Provided data
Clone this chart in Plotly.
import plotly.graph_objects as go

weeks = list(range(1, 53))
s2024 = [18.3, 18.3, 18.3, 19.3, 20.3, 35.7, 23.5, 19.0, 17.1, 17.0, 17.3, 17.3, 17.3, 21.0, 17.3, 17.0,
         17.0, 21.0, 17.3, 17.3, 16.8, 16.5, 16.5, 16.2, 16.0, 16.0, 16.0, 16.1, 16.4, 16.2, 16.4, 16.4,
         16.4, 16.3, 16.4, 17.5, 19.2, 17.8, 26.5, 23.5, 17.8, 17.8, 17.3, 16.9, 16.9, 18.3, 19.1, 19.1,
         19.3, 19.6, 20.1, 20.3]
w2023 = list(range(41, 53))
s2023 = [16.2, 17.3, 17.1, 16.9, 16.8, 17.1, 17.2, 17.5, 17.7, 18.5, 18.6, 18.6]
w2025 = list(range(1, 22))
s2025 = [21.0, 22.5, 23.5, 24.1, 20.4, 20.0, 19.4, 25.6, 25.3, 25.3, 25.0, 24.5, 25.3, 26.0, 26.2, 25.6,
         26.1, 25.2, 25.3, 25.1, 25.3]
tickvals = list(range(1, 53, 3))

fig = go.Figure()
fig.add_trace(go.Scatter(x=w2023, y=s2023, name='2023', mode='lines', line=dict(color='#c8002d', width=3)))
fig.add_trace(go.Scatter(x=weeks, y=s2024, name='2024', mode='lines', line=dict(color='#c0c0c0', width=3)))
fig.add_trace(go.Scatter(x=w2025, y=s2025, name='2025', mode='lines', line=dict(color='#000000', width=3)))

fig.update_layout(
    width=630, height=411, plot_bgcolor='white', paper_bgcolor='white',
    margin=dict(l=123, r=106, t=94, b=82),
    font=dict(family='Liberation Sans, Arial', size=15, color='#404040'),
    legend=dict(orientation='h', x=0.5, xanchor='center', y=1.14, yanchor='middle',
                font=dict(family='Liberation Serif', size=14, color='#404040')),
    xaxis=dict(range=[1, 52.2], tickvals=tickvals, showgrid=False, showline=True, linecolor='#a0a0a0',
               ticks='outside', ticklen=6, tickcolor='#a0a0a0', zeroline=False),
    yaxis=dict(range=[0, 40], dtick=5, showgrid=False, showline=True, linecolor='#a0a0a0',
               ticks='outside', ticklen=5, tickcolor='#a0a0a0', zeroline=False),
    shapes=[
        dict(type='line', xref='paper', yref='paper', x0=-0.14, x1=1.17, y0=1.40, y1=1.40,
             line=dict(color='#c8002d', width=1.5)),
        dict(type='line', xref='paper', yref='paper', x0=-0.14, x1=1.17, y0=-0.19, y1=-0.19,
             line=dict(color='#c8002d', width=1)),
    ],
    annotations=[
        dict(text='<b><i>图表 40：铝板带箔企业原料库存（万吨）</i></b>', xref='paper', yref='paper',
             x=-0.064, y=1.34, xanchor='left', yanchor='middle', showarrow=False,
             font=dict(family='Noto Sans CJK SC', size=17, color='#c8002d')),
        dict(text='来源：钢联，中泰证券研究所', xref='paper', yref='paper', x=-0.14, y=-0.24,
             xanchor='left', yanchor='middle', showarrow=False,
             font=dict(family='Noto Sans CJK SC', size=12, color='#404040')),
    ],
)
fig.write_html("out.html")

---

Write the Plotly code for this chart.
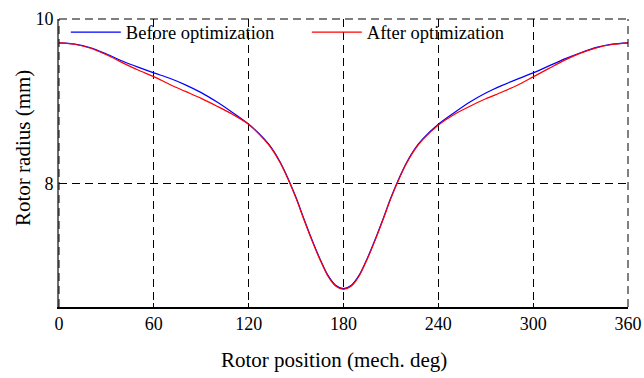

--

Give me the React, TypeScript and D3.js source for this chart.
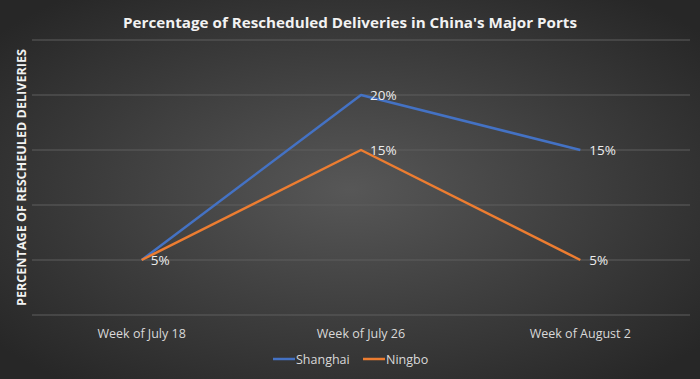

Exercise description
Pull out the lines above in which the word "this" appears.

Written solution
Clone this chart in Plotly.
Write the Plotly code for this chart.
Give me the React, TypeScript and D3.js source for this chart.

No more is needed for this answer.